- **TASK BRIEF**: Repeat exactly what appears from the opening line of the listing to the line with "const K_OBS_A = [2.03, 1.74, 1.47, 1.57];", inclusive.

## START

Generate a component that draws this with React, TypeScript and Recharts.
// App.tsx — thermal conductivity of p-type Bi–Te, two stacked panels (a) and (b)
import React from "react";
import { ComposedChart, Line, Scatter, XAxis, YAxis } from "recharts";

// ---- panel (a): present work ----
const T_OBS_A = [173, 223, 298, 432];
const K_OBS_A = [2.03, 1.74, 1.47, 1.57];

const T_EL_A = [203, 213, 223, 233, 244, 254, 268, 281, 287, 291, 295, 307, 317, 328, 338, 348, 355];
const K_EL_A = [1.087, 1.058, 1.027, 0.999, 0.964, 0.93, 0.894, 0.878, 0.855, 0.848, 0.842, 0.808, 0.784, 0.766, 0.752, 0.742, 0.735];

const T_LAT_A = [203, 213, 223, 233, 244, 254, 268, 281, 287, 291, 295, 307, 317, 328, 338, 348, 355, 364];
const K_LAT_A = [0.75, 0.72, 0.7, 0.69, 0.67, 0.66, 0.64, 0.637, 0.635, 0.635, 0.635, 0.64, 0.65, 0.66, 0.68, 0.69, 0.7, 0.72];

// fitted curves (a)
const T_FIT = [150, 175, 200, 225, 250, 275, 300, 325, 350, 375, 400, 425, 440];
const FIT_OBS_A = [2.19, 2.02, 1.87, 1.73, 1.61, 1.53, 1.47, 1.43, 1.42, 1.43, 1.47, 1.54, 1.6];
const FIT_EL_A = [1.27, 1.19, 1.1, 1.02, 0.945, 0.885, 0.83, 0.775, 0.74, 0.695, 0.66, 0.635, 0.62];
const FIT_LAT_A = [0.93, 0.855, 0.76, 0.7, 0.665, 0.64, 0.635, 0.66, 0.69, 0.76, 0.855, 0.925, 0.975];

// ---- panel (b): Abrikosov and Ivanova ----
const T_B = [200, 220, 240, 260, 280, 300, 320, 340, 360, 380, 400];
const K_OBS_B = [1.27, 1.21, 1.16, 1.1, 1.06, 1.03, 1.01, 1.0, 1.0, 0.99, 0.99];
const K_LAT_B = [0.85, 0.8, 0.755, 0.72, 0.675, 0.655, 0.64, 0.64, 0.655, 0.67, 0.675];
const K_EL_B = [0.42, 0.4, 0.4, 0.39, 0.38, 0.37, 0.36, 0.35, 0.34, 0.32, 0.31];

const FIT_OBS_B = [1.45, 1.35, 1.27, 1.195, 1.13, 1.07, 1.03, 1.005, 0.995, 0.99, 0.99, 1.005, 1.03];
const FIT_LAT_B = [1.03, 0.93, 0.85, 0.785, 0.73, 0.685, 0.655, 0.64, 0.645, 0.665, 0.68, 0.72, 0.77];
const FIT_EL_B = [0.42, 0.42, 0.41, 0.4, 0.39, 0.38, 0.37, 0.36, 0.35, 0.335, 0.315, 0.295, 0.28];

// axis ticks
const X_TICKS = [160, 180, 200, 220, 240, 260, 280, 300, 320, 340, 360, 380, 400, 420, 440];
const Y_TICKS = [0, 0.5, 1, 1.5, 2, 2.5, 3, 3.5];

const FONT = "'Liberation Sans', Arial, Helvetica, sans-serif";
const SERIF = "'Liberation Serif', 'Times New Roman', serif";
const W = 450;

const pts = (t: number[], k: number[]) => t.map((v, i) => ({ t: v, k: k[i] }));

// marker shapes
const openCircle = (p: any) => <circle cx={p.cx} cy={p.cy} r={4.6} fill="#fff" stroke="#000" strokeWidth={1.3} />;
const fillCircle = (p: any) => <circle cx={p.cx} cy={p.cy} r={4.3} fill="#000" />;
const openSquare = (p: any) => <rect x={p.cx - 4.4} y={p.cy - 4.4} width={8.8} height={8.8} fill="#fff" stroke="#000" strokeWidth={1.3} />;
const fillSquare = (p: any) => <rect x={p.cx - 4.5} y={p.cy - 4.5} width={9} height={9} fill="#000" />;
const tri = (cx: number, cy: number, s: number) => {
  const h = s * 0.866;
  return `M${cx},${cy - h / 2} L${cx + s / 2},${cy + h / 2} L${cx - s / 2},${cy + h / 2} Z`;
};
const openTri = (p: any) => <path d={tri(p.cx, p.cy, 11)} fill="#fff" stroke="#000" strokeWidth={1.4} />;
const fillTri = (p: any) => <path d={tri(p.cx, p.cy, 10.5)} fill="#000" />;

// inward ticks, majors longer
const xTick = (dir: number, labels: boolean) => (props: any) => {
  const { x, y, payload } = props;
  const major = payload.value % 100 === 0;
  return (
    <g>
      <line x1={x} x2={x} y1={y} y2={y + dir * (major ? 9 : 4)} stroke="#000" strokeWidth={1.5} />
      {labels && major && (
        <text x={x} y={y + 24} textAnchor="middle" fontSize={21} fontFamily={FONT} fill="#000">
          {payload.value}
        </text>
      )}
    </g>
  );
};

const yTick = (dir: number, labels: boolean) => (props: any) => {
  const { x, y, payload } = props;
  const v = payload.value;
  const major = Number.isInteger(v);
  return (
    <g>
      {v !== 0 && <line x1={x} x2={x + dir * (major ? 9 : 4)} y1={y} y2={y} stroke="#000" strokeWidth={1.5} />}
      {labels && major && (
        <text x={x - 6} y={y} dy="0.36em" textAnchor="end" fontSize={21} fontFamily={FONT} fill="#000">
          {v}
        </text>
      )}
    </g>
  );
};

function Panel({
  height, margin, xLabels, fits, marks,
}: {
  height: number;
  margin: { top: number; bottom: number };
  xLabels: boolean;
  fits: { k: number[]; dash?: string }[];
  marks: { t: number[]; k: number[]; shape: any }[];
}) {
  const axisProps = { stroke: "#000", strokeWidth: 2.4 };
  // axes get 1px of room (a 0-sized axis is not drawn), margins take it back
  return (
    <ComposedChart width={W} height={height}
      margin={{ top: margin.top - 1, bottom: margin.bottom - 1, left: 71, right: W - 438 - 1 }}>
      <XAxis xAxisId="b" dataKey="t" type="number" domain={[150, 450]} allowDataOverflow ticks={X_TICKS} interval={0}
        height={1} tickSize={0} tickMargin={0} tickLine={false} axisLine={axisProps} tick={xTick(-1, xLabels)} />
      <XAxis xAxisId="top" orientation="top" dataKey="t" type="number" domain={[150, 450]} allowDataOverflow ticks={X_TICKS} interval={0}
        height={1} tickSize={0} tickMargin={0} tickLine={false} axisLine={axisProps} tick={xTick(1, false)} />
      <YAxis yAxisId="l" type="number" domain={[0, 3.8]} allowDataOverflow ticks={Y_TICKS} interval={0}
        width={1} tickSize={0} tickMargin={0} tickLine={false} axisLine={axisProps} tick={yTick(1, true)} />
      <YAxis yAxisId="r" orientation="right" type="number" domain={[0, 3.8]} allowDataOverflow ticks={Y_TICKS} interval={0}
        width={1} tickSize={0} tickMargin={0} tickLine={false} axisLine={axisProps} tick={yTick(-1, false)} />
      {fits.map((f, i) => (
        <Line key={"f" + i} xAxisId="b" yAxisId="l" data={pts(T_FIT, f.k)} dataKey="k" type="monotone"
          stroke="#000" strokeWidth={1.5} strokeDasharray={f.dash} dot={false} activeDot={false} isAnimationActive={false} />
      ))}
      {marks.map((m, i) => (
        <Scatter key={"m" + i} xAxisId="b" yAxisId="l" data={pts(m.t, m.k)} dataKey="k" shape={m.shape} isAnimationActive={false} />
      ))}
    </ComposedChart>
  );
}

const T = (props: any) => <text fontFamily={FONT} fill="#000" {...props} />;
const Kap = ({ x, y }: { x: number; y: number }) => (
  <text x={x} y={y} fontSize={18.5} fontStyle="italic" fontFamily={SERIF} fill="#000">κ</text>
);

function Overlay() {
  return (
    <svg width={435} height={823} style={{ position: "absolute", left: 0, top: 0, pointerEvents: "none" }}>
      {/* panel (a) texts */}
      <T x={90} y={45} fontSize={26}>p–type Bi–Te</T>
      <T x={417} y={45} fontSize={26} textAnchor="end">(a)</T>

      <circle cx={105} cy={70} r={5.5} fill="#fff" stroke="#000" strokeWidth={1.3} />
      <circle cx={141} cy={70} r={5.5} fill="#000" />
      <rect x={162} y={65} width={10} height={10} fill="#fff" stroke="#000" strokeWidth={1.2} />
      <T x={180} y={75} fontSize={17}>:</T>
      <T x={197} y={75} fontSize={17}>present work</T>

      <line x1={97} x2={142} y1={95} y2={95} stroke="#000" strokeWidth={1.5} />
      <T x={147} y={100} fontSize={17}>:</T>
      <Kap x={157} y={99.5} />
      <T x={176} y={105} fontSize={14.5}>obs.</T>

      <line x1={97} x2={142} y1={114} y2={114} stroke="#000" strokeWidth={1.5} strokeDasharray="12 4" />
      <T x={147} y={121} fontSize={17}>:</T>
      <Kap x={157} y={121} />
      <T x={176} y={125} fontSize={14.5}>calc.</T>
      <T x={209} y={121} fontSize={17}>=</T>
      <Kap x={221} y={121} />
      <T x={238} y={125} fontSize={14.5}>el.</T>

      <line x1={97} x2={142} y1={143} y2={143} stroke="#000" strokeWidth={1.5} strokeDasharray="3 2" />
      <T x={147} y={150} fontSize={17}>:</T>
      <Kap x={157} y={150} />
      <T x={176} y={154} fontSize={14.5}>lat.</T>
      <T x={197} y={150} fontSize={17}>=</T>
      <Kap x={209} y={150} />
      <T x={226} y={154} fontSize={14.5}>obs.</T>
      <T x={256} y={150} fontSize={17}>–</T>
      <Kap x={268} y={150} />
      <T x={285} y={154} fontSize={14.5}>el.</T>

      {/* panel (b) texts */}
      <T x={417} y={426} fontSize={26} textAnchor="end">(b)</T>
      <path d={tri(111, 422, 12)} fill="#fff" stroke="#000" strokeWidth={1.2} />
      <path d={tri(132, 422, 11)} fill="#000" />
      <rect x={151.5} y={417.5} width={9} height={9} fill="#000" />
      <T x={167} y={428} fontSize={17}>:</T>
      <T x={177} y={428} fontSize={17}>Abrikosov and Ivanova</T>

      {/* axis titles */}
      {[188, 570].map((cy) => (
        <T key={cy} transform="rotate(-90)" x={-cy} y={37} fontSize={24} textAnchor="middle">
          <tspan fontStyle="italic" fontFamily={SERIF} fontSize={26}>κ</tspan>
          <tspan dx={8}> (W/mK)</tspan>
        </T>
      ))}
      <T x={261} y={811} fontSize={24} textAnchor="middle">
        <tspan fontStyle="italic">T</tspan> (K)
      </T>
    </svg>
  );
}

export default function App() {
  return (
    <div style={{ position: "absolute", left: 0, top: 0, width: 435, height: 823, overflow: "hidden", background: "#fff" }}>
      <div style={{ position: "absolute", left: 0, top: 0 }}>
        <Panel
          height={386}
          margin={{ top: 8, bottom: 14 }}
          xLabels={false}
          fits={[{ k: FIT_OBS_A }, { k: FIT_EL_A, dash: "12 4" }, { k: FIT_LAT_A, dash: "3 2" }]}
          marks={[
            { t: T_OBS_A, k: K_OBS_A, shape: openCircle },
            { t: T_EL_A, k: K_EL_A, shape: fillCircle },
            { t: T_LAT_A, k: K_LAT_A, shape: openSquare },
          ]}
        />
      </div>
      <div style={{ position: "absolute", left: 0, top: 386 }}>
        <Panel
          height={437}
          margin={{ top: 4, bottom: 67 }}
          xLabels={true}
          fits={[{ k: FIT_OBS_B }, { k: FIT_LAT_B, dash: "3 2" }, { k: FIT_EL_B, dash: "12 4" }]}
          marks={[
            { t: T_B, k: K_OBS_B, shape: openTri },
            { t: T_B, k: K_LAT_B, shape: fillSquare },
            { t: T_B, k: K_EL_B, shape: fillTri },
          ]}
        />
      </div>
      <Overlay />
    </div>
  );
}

## END

- **CORRECT ANSWER**:
Generate a component that draws this with React, TypeScript and Recharts.
// App.tsx — thermal conductivity of p-type Bi–Te, two stacked panels (a) and (b)
import React from "react";
import { ComposedChart, Line, Scatter, XAxis, YAxis } from "recharts";

// ---- panel (a): present work ----
const T_OBS_A = [173, 223, 298, 432];
const K_OBS_A = [2.03, 1.74, 1.47, 1.57];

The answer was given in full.